Short problem
Only the lines from the start of the data through the line containing "minimum width=454pt, minimum" should be written out, exactly as they are, with both ends included and the pictures left out.

Information shown
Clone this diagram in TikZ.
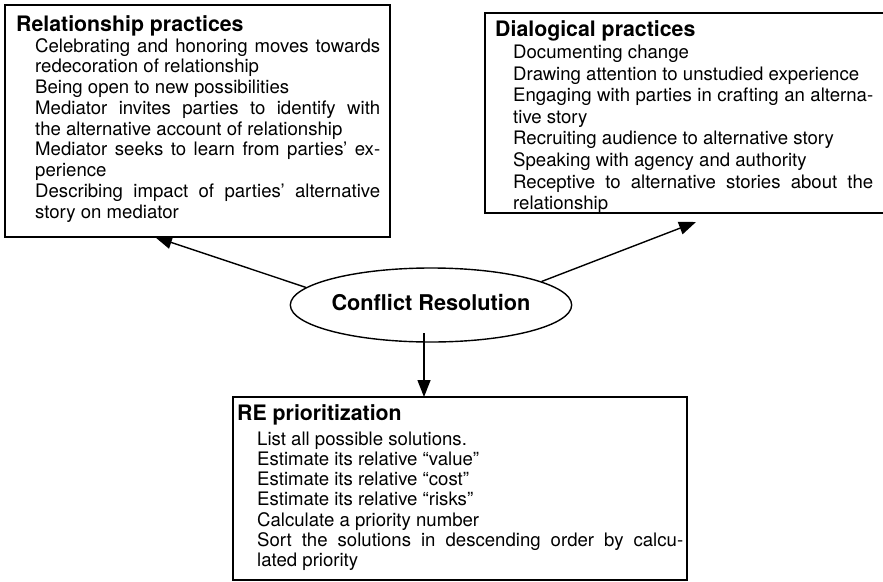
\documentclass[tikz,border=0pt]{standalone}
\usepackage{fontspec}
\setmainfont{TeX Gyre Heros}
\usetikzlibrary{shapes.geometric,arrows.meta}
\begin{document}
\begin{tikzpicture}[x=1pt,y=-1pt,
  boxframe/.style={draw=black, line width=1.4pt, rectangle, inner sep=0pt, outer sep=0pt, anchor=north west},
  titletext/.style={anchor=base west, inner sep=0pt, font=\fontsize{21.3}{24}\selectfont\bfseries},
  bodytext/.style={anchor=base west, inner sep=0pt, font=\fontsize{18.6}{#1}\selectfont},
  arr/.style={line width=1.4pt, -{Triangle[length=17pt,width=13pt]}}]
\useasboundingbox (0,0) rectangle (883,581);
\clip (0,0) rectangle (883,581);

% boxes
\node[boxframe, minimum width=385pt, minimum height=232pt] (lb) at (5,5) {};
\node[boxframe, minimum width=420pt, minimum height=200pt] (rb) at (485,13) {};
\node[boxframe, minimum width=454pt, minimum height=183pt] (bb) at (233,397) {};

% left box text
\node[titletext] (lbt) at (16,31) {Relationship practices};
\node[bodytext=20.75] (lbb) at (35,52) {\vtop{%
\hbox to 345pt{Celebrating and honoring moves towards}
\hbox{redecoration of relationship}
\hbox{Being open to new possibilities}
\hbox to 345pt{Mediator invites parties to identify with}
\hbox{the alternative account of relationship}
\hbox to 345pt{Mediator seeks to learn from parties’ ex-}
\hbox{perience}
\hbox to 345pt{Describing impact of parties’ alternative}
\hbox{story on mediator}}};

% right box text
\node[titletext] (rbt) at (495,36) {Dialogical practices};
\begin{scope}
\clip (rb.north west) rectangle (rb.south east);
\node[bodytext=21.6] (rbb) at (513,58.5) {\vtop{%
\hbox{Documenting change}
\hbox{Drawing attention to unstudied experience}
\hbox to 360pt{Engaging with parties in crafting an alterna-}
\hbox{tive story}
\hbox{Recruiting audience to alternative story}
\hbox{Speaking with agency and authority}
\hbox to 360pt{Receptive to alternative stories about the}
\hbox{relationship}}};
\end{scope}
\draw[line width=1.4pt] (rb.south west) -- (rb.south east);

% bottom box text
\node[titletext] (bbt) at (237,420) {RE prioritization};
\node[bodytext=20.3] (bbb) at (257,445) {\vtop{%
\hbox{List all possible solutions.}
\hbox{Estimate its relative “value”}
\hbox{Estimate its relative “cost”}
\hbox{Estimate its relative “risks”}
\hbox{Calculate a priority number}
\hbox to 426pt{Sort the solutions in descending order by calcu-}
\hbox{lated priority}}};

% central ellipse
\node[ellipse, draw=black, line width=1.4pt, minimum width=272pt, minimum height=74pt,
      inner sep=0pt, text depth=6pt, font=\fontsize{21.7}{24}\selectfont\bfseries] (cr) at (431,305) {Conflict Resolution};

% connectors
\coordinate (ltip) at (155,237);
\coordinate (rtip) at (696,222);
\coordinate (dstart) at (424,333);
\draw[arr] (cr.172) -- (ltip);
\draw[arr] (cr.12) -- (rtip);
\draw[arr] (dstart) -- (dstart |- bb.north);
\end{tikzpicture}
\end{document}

Solution to this task
Clone this diagram in TikZ.
\documentclass[tikz,border=0pt]{standalone}
\usepackage{fontspec}
\setmainfont{TeX Gyre Heros}
\usetikzlibrary{shapes.geometric,arrows.meta}
\begin{document}
\begin{tikzpicture}[x=1pt,y=-1pt,
  boxframe/.style={draw=black, line width=1.4pt, rectangle, inner sep=0pt, outer sep=0pt, anchor=north west},
  titletext/.style={anchor=base west, inner sep=0pt, font=\fontsize{21.3}{24}\selectfont\bfseries},
  bodytext/.style={anchor=base west, inner sep=0pt, font=\fontsize{18.6}{#1}\selectfont},
  arr/.style={line width=1.4pt, -{Triangle[length=17pt,width=13pt]}}]
\useasboundingbox (0,0) rectangle (883,581);
\clip (0,0) rectangle (883,581);

% boxes
\node[boxframe, minimum width=385pt, minimum height=232pt] (lb) at (5,5) {};
\node[boxframe, minimum width=420pt, minimum height=200pt] (rb) at (485,13) {};
\node[boxframe, minimum width=454pt, minimum height=183pt] (bb) at (233,397) {};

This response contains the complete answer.